North Granville water rates to double
Costs associated with operation of the North Granville water district have led officials to enact steep rate hikes for users outside of the district.
The increases will go into effect in October, raising costs to water customers who do not geographically reside in the water district by 50 percent.
The increase will affect approximately 36 water customers who reside outside of the water district, officials said.
Other fees are being added or increased as well.
Those inside the water district will see an increase in the rates, but not nearly as much –rising 10 percent, affecting more than 150 users. Officials said the entire district contains fewer than 300 water customers.
“The whole district is very small for the operation we have; that’s why it costs so much,” water district superintendent John Tanner said.
The town spent $53,000 to finish installing a system that allows the district to process surface water for drinking in 2006, financing $40,000.
Town accountant Joel Carpenter said he thought the rate change should take effect immediately because he was apprehensive about water district finances, “I’m concerned because we could be out of money in this fund,” he said.
When asked how people would find out about the rate hike, town board member Matt Rathbun said, “Oh, they’ll hear about it; it’ll be a headline.”
Rathbun added notification had to be given to allow those who might choose to change their water service based on the rate hike, to possibly drill a well, time to act.
“Last year revenue exceeded expenses by just $493,” Carpenter said. “We have the potential of being really short.”
In early 2008 the board transferred funds to cover $17,000 spent on the water district that had not been anticipated. Carpenter said at that time he hoped to plan for increased expenses in the next budget.
Carpenter said water tests required by the state, as well as a lack of reserve funds for repairs to the necessary equipment and overall reduced water use made the water district increasingly costly to operate and necessitated the rate increases.
Tanner said testing had been going well lately and he hoped that would lead to lessened testing requirements by the state, which would allow the district to save some money in the future.
Costs associated with the water district led officials to form a committee to look into the issue and their determination was increased fees and rates. Users inside of the water district also pay a water levy based on the assessment of the residence while those outside pay for use only. The levy was increased dramatically last year, officials said, but no increase was made in the rates – water users who did not pay taxes in the water district therefore did not face any increase.

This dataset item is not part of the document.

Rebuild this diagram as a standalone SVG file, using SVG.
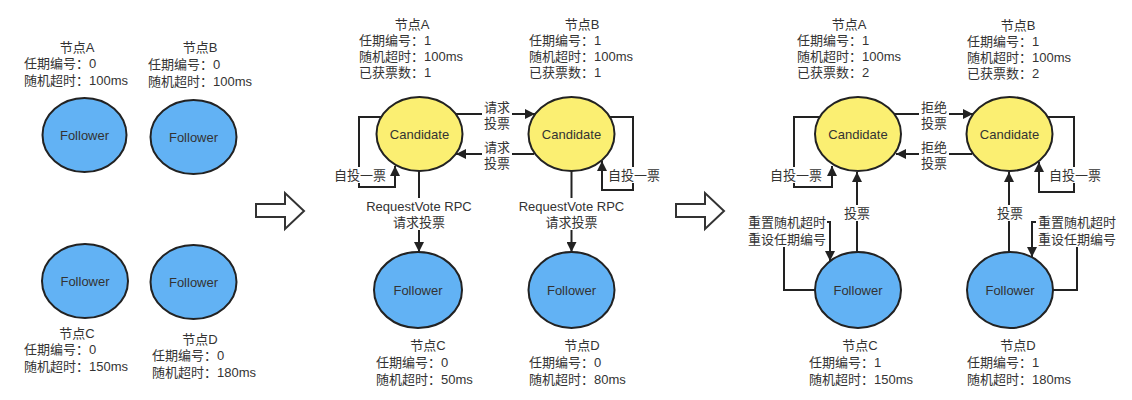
<svg xmlns="http://www.w3.org/2000/svg" width="1132" height="400" viewBox="0 0 1132 400">
<defs>
<style>
text{font-family:"Liberation Sans","Noto Sans CJK SC",sans-serif;font-size:13px;fill:#333}
.m{text-anchor:middle}
.fol{fill:#62b2f4;stroke:#222;stroke-width:2}
.can{fill:#fbef72;stroke:#222;stroke-width:2}
.ln{fill:none;stroke:#222;stroke-width:2}
.bg{fill:#fff}
.big{fill:#fff;stroke:#333;stroke-width:2}
</style>
<marker id="ah" viewBox="0 0 10 10" refX="10" refY="5" markerWidth="10" markerHeight="10" markerUnits="userSpaceOnUse" orient="auto">
<path d="M0,0 L10,5 L0,10 z" fill="#222"/>
</marker>
</defs>
<rect width="1132" height="400" fill="#fff"/>

<!-- Panel 1 -->
<g id="p1-A">
<ellipse class="fol" cx="84.5" cy="135" rx="42" ry="37"/>
<text class="m" x="84.5" y="139.5">Follower</text>
<text class="m" x="77" y="51.5">节点A</text>
<text x="24" y="68">任期编号：0</text>
<text x="24" y="85">随机超时：100ms</text>
</g>
<g id="p1-B">
<ellipse class="fol" cx="193.5" cy="137" rx="43" ry="37"/>
<text class="m" x="193.5" y="141.5">Follower</text>
<text class="m" x="200" y="52">节点B</text>
<text x="148" y="69">任期编号：0</text>
<text x="148" y="86">随机超时：100ms</text>
</g>
<g id="p1-C">
<ellipse class="fol" cx="85" cy="281" rx="43" ry="37"/>
<text class="m" x="85" y="285.5">Follower</text>
<text class="m" x="77" y="338">节点C</text>
<text x="24" y="354">任期编号：0</text>
<text x="24" y="371">随机超时：150ms</text>
</g>
<g id="p1-D">
<ellipse class="fol" cx="193.5" cy="282" rx="43" ry="37"/>
<text class="m" x="193.5" y="286.5">Follower</text>
<text class="m" x="200" y="344">节点D</text>
<text x="152" y="360">任期编号：0</text>
<text x="152" y="377">随机超时：180ms</text>
</g>

<g id="bigarrow1">
<path class="big" d="M256,204 H285 V193 L304,211 L285,229 V217 H256 Z"/>
</g>
<g id="bigarrow2">
<path class="big" d="M676,204 H705 V193 L724,211 L705,229 V217 H676 Z"/>
</g>

<!-- connectors -->
<g id="connectors">
<!-- panel 2 -->
<path class="ln" d="M455,114 H535" marker-end="url(#ah)"/>
<path class="ln" d="M534,154 H456" marker-end="url(#ah)"/>
<path class="ln" d="M381,117 H359 V187 H395 V166" marker-end="url(#ah)"/>
<path class="ln" d="M610,117 H633 V190 H602 V161" marker-end="url(#ah)"/>
<path class="ln" d="M419,171 V252" marker-end="url(#ah)"/>
<path class="ln" d="M571.5,171 V252" marker-end="url(#ah)"/>
<!-- panel 3 -->
<path class="ln" d="M894,114 H973" marker-end="url(#ah)"/>
<path class="ln" d="M972,154 H896" marker-end="url(#ah)"/>
<path class="ln" d="M820,117 H794 V187 H832 V166" marker-end="url(#ah)"/>
<path class="ln" d="M1047,117 H1074 V192 H1039 V162" marker-end="url(#ah)"/>
<path class="ln" d="M857,252 V172" marker-end="url(#ah)"/>
<path class="ln" d="M1009,252 V172" marker-end="url(#ah)"/>
<path class="ln" d="M815,290 H784 V222 H830 V261" marker-end="url(#ah)"/>
<path class="ln" d="M1053,290 H1077 V222 H1032 V257" marker-end="url(#ah)"/>

<!-- labels -->
<rect class="bg" x="482" y="99" width="30" height="32"/>
<text class="m" x="497" y="111.5">请求</text>
<text class="m" x="497" y="127.5">投票</text>
<rect class="bg" x="482" y="139" width="30" height="32"/>
<text class="m" x="497" y="151.5">请求</text>
<text class="m" x="497" y="167.5">投票</text>
<rect class="bg" x="333" y="167" width="54" height="16"/>
<text class="m" x="360" y="179.5">自投一票</text>
<rect class="bg" x="607" y="167" width="54" height="16"/>
<text class="m" x="634" y="179.5">自投一票</text>
<rect class="bg" x="366" y="198" width="106" height="32"/>
<text class="m" x="419" y="210.5">RequestVote RPC</text>
<text class="m" x="419" y="226.5">请求投票</text>
<rect class="bg" x="518" y="198" width="106" height="32"/>
<text class="m" x="571.5" y="210.5">RequestVote RPC</text>
<text class="m" x="571.5" y="226.5">请求投票</text>

<rect class="bg" x="919" y="99" width="30" height="32"/>
<text class="m" x="934" y="111.5">拒绝</text>
<text class="m" x="934" y="127.5">投票</text>
<rect class="bg" x="919" y="139" width="30" height="32"/>
<text class="m" x="934" y="151.5">拒绝</text>
<text class="m" x="934" y="167.5">投票</text>
<rect class="bg" x="769" y="167" width="54" height="16"/>
<text class="m" x="796" y="179.5">自投一票</text>
<rect class="bg" x="1048" y="167" width="54" height="16"/>
<text class="m" x="1075" y="179.5">自投一票</text>
<rect class="bg" x="842" y="205" width="30" height="16"/>
<text class="m" x="857" y="217.5">投票</text>
<rect class="bg" x="995" y="205" width="30" height="16"/>
<text class="m" x="1010" y="217.5">投票</text>
<rect class="bg" x="747" y="213" width="80" height="34"/>
<text class="m" x="787" y="226.5">重置随机超时</text>
<text class="m" x="787" y="243.5">重设任期编号</text>
<rect class="bg" x="1036" y="213" width="82" height="34"/>
<text class="m" x="1077" y="226.5">重置随机超时</text>
<text class="m" x="1077" y="243.5">重设任期编号</text>
</g>

<!-- Panel 2 -->
<g id="p2-A">
<ellipse class="can" cx="419.5" cy="134" rx="43" ry="37"/>
<text class="m" x="419.5" y="138.5">Candidate</text>
<text class="m" x="412" y="28.5">节点A</text>
<text x="359" y="44.5">任期编号：1</text>
<text x="359" y="60.5">随机超时：100ms</text>
<text x="359" y="76.5">已获票数：1</text>
</g>
<g id="p2-B">
<ellipse class="can" cx="571.5" cy="134" rx="43" ry="37"/>
<text class="m" x="571.5" y="138.5">Candidate</text>
<text class="m" x="582" y="28.5">节点B</text>
<text x="529" y="44.5">任期编号：1</text>
<text x="529" y="60.5">随机超时：100ms</text>
<text x="529" y="76.5">已获票数：1</text>
</g>
<g id="p2-C">
<ellipse class="fol" cx="418" cy="290" rx="44" ry="38"/>
<text class="m" x="418" y="294.5">Follower</text>
<text class="m" x="428" y="349.5">节点C</text>
<text x="376" y="366.5">任期编号：0</text>
<text x="376" y="383.5">随机超时：50ms</text>
</g>
<g id="p2-D">
<ellipse class="fol" cx="571.5" cy="290" rx="43" ry="38"/>
<text class="m" x="571.5" y="294.5">Follower</text>
<text class="m" x="582" y="349.5">节点D</text>
<text x="529" y="366.5">任期编号：0</text>
<text x="529" y="383.5">随机超时：80ms</text>
</g>

<!-- Panel 3 -->
<g id="p3-A">
<ellipse class="can" cx="858" cy="134" rx="43" ry="37"/>
<text class="m" x="858" y="138.5">Candidate</text>
<text class="m" x="849" y="28.5">节点A</text>
<text x="797" y="44.5">任期编号：1</text>
<text x="797" y="60.5">随机超时：100ms</text>
<text x="797" y="76.5">已获票数：2</text>
</g>
<g id="p3-B">
<ellipse class="can" cx="1009.5" cy="134" rx="43" ry="37"/>
<text class="m" x="1009.5" y="138.5">Candidate</text>
<text class="m" x="1018" y="29.5">节点B</text>
<text x="967" y="45.5">任期编号：1</text>
<text x="967" y="61.5">随机超时：100ms</text>
<text x="967" y="77.5">已获票数：2</text>
</g>
<g id="p3-C">
<ellipse class="fol" cx="858" cy="290" rx="43" ry="38"/>
<text class="m" x="858" y="294.5">Follower</text>
<text class="m" x="860" y="349.5">节点C</text>
<text x="809" y="366.5">任期编号：1</text>
<text x="809" y="383.5">随机超时：150ms</text>
</g>
<g id="p3-D">
<ellipse class="fol" cx="1010" cy="290" rx="43" ry="38"/>
<text class="m" x="1010" y="294.5">Follower</text>
<text class="m" x="1018" y="349.5">节点D</text>
<text x="967" y="366.5">任期编号：1</text>
<text x="967" y="383.5">随机超时：180ms</text>
</g>
</svg>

Fees include hookup to the water system, $350; boring under the road, $200; and a frozen meter charge of $50. A new fee of $250 will be charged for installation of a water meter. Users both inside and outside will have a minimum bill with those outside paying $50, inside $24.
Those minimum fees apply to water usage up to 6,100 gallons per quarter outside and 7,850 gallons inside the water district.
Beyond those usages outside residents could expect to see a rate of $10.78 per 1,000 gallons up to 20,000 gallons; $12.78 per 1,000 gallons from 20,001 to 25,000 gallons; and $14.78 per 1,000 gallons for anything in excess of 25,000 gallons.
Residents inside the district could expect to see a rate of $3.08 per 1,000 gallons up to 20,000 gallons; $4.18 per 1,000 gallons from 20,001 to 25,000 gallons; and $5.28 per 1,000 gallons for anything in excess of 25,000 gallons.
Board member Mary Emery reminded the board those outside of the district were still getting a bargain despite the rate increase because she recalled the cost was much higher for them years ago.